Categorizing and classifying: these are the sorts of things that taxonomists are good at. While the rest of us may be able to sort our clothes by brand, our plant classification skills have really gone downhill in the last 100 years. Today, our hunting and gathering takes place in the grocery store, where there are convenient little signs above the fruit, proclaiming that this apple is a McIntosh, Fuji, or Gala.
I’m someone who works outdoors, and I love knowing which plants are which. It’s rather useful to know your stinging nettles and your poison ivy, of course. It’s also helpful to know that certain berries won’t poison you and that certain fungi definitely will. I like eating wild plants, and I like using them as medicine. Like all naturalists, I have my favorite field guides. However, I may have just found a new favorite: Leafsnap. To the amateur or professional naturalist, Leapsnap is the coolest brain extension (oops, I mean – app) that you ever did see.

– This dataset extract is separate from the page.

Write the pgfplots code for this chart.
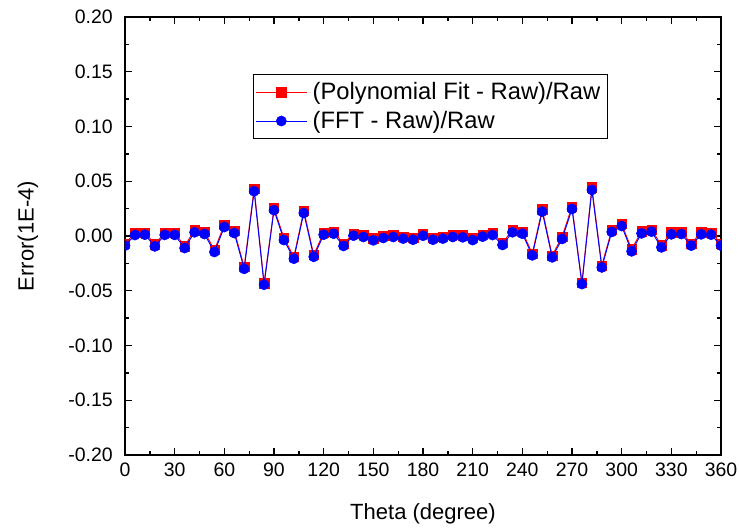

What is Leafsnap? It’s biometrics for plants. The same technology that can be used to scan your facial features can now scan leaves. It’s a free app that allows you to scan a leaf and help you identify the plant, and it comes to us courtesy of Columbia University, the University of Maryland, and the Smithsonian Institution.
Imagine walking through the woods. You see a plant. You wonder whether it’s edible, or whether it could make you itchy. You take out your phone, snap a picture, and connect to Leafsnap, which gives you options that will help you determine what your plant might be. It’s like having a really outdoor-savvy friend who lives in your pocket. An outdoor-savvy friend who doesn’t eat much or make your place messy.
Right now, the technology is limited to the plants of Washington, DC and New York. After all, there are a lot of leaves out there to catalogue. If you’re a leaf aficionado and you want to help, the Leafsnap website lists volunteer opportunities. So get snap happy and start scanning!